I had to get used to being home. I had to learn to schedule my time and accept my new life, which did not include the vision I'd always held for myself, of being a full-time working mother.

I did make it work, but it took a lot of energy and annoying self-analysis. Don't get me wrong, I was happy, but becoming a mom for the first time was a big adjustment, especially since my life wasn't the way I thought it would be. Now, I'm glad it all happened the way it did.

With Gabriel, on the other hand, I felt almost immediately at peace. Not those first five days or so, after he was born and J caught the flu and everyone we knew was out of town and I was peeing all over myself all the time due to post-birth incontinence. What? Yeah you guys. Admitting it.
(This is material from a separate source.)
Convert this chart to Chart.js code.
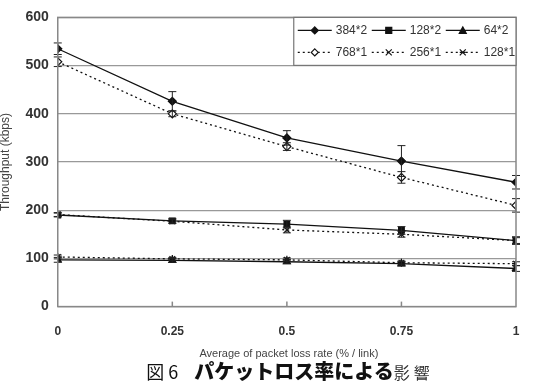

Thankfully that, and the generally chaotic nature of having two kids calmed down week by week.

But even in the crazier moments, being a mother to a second child was so much easier. So much less angst and worry and none of the wondrous fear that new parents simply have to go through that first time around.

With Nora, it took me forever to learn how restful it could be to simply let her sleep in the crook of her arm while I read a magazine. With Gabe - when I had a quiet moment in our new, crazy life - I did this every chance I got.

So once Nora started school this fall and I had some time - which has recently increased since the baby's started a couple days of daycare a week - my energy didn't have to go towards the insanity of taking care of two little kids, and it didn't have to go towards my new redefined role in life. Because if you want to know the truth, I've never felt more defined. Or lucky. I've been working hard at specific goals, like getting Gabe on a good sleep schedule, and making sure J, Nora and I sit down to eat dinner together at least a few times a week.

I'd be doing great at getting tons of sleep, too, but we've started staying up late watching "Breaking Bad," on Netflix in bed at night so that's all shot to hell.

My energy is now available for other pursuits, too. Which, by the way, brings me back to that cup in the sink. Really.

I was halfheartedly trying to get it out of there when I thought about this conversation I'd had with my mother the other a few days before. She'd been at Rosemont College, where she went to school, at a committee meeting with Ronnie Ahern, who somehow stumbled upon this blog a few years ago and has been reading it ever since, which is absolutely the best.

Anyway, during the meeting, Ronnie came up to my mother and asked why I hadn't been posting much. Nothing about the new baby. When Nora was born, she said, I wrote a ton. Now, barely at all.

She's right, and I have a hundred excuses but I'm not going to list them all here. Excuses are dumb and the important point is that when my mom said that, my immediate reaction was, "Hey, I should write more."

Maybe because it's better to spend the free time I have writing than it is to keep checking the same web sites over and over when there aren't too many jobs available.

Or maybe because one day the things I write casually will become the basis for a book of essays. Or because someone will see that I've written on a blog for many years and think that shows true dedication.

Or maybe just because Ronnie, and perhaps a few others, like it. And that the process of writing and someone actually liking it makes me feel really good.

So I was thinking about that, and how my sink was going to be clogged by a plastic monkey cup for the rest of our lives, and I had one of these moments where I said to myself, "Listen, I realize you didn't get a lot of sleep last night, but you're going to have to try harder right now." Then I got a knife and wedged in between the cup and the drain and slowly pried that thing out of there. Then I also decided that I need to write on my blog more often.

Thank you, Ronnie, for the reminder, and thank you for reading, and I promise I'll send Nora to Rosement. I mean, if she wants to go. Because when she doesn't want to do something, she's real good at throwing herself on the floor and having a little fit. And I know people say she'll grow out of it, but that girl's got dedication, so, you know, I'll believe it when I see it.